The request: Please write the listing below out again exactly, leaving every picture behind.

= = = = =

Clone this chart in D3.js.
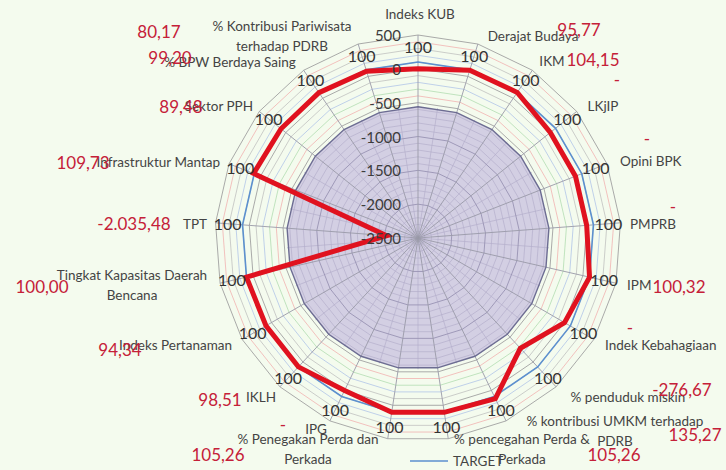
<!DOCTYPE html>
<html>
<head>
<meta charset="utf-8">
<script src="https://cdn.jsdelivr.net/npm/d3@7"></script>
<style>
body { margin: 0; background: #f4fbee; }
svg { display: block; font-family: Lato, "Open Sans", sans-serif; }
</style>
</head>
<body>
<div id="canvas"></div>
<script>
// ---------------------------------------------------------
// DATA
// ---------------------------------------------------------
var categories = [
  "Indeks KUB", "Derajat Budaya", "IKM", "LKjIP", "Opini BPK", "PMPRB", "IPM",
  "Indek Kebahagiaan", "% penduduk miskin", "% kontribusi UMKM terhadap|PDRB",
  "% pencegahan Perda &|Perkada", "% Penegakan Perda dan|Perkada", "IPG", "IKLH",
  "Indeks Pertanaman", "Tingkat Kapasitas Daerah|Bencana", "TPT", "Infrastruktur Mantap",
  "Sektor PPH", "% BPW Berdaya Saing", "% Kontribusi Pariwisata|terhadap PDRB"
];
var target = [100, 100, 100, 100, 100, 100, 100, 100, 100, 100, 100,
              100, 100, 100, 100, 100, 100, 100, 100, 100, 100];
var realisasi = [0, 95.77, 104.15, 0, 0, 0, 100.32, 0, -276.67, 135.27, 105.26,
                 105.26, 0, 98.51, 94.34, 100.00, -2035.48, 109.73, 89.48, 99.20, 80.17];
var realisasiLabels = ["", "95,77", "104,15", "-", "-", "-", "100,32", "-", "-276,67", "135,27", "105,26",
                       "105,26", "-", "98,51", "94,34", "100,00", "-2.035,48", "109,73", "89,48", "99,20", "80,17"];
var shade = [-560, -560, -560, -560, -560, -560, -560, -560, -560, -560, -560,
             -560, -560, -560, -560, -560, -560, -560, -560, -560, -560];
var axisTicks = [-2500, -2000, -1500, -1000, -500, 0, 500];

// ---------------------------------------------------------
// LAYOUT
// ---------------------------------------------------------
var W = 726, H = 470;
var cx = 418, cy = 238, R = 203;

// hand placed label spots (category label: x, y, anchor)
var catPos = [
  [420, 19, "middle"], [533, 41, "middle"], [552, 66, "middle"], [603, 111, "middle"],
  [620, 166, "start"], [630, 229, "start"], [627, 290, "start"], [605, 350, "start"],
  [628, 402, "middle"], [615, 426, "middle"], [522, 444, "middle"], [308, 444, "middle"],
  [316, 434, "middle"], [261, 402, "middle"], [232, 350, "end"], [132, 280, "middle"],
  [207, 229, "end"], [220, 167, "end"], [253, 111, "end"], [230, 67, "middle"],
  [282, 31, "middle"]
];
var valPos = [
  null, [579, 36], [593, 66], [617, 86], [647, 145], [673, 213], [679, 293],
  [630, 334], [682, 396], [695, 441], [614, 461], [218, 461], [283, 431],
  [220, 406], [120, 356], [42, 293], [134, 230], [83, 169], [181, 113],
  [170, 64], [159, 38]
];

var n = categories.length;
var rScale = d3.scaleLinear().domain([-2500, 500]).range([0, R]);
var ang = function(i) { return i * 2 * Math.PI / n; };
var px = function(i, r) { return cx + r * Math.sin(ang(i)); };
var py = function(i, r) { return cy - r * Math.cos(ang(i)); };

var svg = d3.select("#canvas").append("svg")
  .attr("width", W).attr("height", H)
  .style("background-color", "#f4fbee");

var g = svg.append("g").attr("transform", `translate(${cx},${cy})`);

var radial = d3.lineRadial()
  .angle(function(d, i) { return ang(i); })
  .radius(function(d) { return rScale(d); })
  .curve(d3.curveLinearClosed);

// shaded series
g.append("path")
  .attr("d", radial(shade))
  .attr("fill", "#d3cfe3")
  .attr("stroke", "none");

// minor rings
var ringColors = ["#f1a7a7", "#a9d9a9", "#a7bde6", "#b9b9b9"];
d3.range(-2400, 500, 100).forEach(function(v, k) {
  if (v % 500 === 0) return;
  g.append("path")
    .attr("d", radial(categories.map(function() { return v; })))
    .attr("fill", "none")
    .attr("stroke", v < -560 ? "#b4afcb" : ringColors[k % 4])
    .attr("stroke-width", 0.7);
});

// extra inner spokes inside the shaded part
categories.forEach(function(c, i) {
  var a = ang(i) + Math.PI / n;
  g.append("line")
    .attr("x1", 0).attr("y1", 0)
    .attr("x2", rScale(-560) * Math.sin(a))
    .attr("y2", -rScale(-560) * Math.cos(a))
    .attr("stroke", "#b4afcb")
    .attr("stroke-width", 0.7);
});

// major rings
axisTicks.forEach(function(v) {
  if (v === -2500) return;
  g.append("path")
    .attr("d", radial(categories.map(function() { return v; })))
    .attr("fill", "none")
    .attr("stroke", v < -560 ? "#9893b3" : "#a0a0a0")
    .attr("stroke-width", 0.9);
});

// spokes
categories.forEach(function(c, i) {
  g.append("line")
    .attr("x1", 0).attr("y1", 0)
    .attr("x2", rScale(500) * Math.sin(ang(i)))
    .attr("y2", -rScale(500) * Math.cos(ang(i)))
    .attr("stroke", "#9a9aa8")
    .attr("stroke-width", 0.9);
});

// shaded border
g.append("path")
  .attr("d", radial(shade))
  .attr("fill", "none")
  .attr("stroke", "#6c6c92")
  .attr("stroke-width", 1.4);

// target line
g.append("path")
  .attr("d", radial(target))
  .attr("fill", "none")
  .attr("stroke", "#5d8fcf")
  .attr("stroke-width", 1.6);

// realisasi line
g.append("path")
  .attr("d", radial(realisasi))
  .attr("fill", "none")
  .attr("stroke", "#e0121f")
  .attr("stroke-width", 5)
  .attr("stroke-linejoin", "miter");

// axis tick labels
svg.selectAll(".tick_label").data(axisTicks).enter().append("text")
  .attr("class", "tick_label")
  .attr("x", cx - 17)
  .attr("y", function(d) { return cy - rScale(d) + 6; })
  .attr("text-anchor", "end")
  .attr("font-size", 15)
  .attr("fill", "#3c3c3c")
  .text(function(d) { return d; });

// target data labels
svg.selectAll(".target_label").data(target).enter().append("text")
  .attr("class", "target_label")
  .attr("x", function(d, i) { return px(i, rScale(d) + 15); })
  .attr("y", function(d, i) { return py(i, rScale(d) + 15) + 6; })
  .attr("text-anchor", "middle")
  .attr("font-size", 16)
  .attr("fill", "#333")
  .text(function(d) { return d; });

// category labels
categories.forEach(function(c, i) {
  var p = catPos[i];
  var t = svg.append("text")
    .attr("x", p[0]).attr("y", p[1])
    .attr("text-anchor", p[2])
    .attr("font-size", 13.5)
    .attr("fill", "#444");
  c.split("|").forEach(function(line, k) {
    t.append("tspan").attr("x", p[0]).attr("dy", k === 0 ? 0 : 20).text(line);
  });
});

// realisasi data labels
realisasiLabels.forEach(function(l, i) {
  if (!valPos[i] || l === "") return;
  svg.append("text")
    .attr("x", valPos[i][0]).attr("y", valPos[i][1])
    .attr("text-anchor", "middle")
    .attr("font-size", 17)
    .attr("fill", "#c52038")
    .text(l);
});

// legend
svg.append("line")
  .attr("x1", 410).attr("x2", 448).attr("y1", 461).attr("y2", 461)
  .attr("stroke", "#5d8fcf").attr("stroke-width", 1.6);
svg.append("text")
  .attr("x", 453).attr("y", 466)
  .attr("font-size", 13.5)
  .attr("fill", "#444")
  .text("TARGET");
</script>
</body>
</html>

= = = = =

The answer:
Clone this chart in D3.js.
<!DOCTYPE html>
<html>
<head>
<meta charset="utf-8">
<script src="https://cdn.jsdelivr.net/npm/d3@7"></script>
<style>
body { margin: 0; background: #f4fbee; }
svg { display: block; font-family: Lato, "Open Sans", sans-serif; }
</style>
</head>
<body>
<div id="canvas"></div>
<script>
// ---------------------------------------------------------
// DATA
// ---------------------------------------------------------
var categories = [
  "Indeks KUB", "Derajat Budaya", "IKM", "LKjIP", "Opini BPK", "PMPRB", "IPM",
  "Indek Kebahagiaan", "% penduduk miskin", "% kontribusi UMKM terhadap|PDRB",
  "% pencegahan Perda &|Perkada", "% Penegakan Perda dan|Perkada", "IPG", "IKLH",
  "Indeks Pertanaman", "Tingkat Kapasitas Daerah|Bencana", "TPT", "Infrastruktur Mantap",
  "Sektor PPH", "% BPW Berdaya Saing", "% Kontribusi Pariwisata|terhadap PDRB"
];
var target = [100, 100, 100, 100, 100, 100, 100, 100, 100, 100, 100,
              100, 100, 100, 100, 100, 100, 100, 100, 100, 100];
var realisasi = [0, 95.77, 104.15, 0, 0, 0, 100.32, 0, -276.67, 135.27, 105.26,
                 105.26, 0, 98.51, 94.34, 100.00, -2035.48, 109.73, 89.48, 99.20, 80.17];
var realisasiLabels = ["", "95,77", "104,15", "-", "-", "-", "100,32", "-", "-276,67", "135,27", "105,26",
                       "105,26", "-", "98,51", "94,34", "100,00", "-2.035,48", "109,73", "89,48", "99,20", "80,17"];
var shade = [-560, -560, -560, -560, -560, -560, -560, -560, -560, -560, -560,
             -560, -560, -560, -560, -560, -560, -560, -560, -560, -560];
var axisTicks = [-2500, -2000, -1500, -1000, -500, 0, 500];

// ---------------------------------------------------------
// LAYOUT
// ---------------------------------------------------------
var W = 726, H = 470;
var cx = 418, cy = 238, R = 203;

// hand placed label spots (category label: x, y, anchor)
var catPos = [
  [420, 19, "middle"], [533, 41, "middle"], [552, 66, "middle"], [603, 111, "middle"],
  [620, 166, "start"], [630, 229, "start"], [627, 290, "start"], [605, 350, "start"],
  [628, 402, "middle"], [615, 426, "middle"], [522, 444, "middle"], [308, 444, "middle"],
  [316, 434, "middle"], [261, 402, "middle"], [232, 350, "end"], [132, 280, "middle"],
  [207, 229, "end"], [220, 167, "end"], [253, 111, "end"], [230, 67, "middle"],
  [282, 31, "middle"]
];
var valPos = [
  null, [579, 36], [593, 66], [617, 86], [647, 145], [673, 213], [679, 293],
  [630, 334], [682, 396], [695, 441], [614, 461], [218, 461], [283, 431],
  [220, 406], [120, 356], [42, 293], [134, 230], [83, 169], [181, 113],
  [170, 64], [159, 38]
];

var n = categories.length;
var rScale = d3.scaleLinear().domain([-2500, 500]).range([0, R]);
var ang = function(i) { return i * 2 * Math.PI / n; };
var px = function(i, r) { return cx + r * Math.sin(ang(i)); };
var py = function(i, r) { return cy - r * Math.cos(ang(i)); };

var svg = d3.select("#canvas").append("svg")
  .attr("width", W).attr("height", H)
  .style("background-color", "#f4fbee");

var g = svg.append("g").attr("transform", `translate(${cx},${cy})`);

var radial = d3.lineRadial()
  .angle(function(d, i) { return ang(i); })
  .radius(function(d) { return rScale(d); })
  .curve(d3.curveLinearClosed);

// shaded series
g.append("path")
  .attr("d", radial(shade))
  .attr("fill", "#d3cfe3")
  .attr("stroke", "none");

// minor rings
var ringColors = ["#f1a7a7", "#a9d9a9", "#a7bde6", "#b9b9b9"];
d3.range(-2400, 500, 100).forEach(function(v, k) {
  if (v % 500 === 0) return;
  g.append("path")
    .attr("d", radial(categories.map(function() { return v; })))
    .attr("fill", "none")
    .attr("stroke", v < -560 ? "#b4afcb" : ringColors[k % 4])
    .attr("stroke-width", 0.7);
});

// extra inner spokes inside the shaded part
categories.forEach(function(c, i) {
  var a = ang(i) + Math.PI / n;
  g.append("line")
    .attr("x1", 0).attr("y1", 0)
    .attr("x2", rScale(-560) * Math.sin(a))
    .attr("y2", -rScale(-560) * Math.cos(a))
    .attr("stroke", "#b4afcb")
    .attr("stroke-width", 0.7);
});

// major rings
axisTicks.forEach(function(v) {
  if (v === -2500) return;
  g.append("path")
    .attr("d", radial(categories.map(function() { return v; })))
    .attr("fill", "none")
    .attr("stroke", v < -560 ? "#9893b3" : "#a0a0a0")
    .attr("stroke-width", 0.9);
});

// spokes
categories.forEach(function(c, i) {
  g.append("line")
    .attr("x1", 0).attr("y1", 0)
    .attr("x2", rScale(500) * Math.sin(ang(i)))
    .attr("y2", -rScale(500) * Math.cos(ang(i)))
    .attr("stroke", "#9a9aa8")
    .attr("stroke-width", 0.9);
});

// shaded border
g.append("path")
  .attr("d", radial(shade))
  .attr("fill", "none")
  .attr("stroke", "#6c6c92")
  .attr("stroke-width", 1.4);

// target line
g.append("path")
  .attr("d", radial(target))
  .attr("fill", "none")
  .attr("stroke", "#5d8fcf")
  .attr("stroke-width", 1.6);

// realisasi line
g.append("path")
  .attr("d", radial(realisasi))
  .attr("fill", "none")
  .attr("stroke", "#e0121f")
  .attr("stroke-width", 5)
  .attr("stroke-linejoin", "miter");

// axis tick labels
svg.selectAll(".tick_label").data(axisTicks).enter().append("text")
  .attr("class", "tick_label")
  .attr("x", cx - 17)
  .attr("y", function(d) { return cy - rScale(d) + 6; })
  .attr("text-anchor", "end")
  .attr("font-size", 15)
  .attr("fill", "#3c3c3c")
  .text(function(d) { return d; });

// target data labels
svg.selectAll(".target_label").data(target).enter().append("text")
  .attr("class", "target_label")
  .attr("x", function(d, i) { return px(i, rScale(d) + 15); })
  .attr("y", function(d, i) { return py(i, rScale(d) + 15) + 6; })
  .attr("text-anchor", "middle")
  .attr("font-size", 16)
  .attr("fill", "#333")
  .text(function(d) { return d; });

// category labels
categories.forEach(function(c, i) {
  var p = catPos[i];
  var t = svg.append("text")
    .attr("x", p[0]).attr("y", p[1])
    .attr("text-anchor", p[2])
    .attr("font-size", 13.5)
    .attr("fill", "#444");
  c.split("|").forEach(function(line, k) {
    t.append("tspan").attr("x", p[0]).attr("dy", k === 0 ? 0 : 20).text(line);
  });
});

// realisasi data labels
realisasiLabels.forEach(function(l, i) {
  if (!valPos[i] || l === "") return;
  svg.append("text")
    .attr("x", valPos[i][0]).attr("y", valPos[i][1])
    .attr("text-anchor", "middle")
    .attr("font-size", 17)
    .attr("fill", "#c52038")
    .text(l);
});

// legend
svg.append("line")
  .attr("x1", 410).attr("x2", 448).attr("y1", 461).attr("y2", 461)
  .attr("stroke", "#5d8fcf").attr("stroke-width", 1.6);
svg.append("text")
  .attr("x", 453).attr("y", 466)
  .attr("font-size", 13.5)
  .attr("fill", "#444")
  .text("TARGET");
</script>
</body>
</html>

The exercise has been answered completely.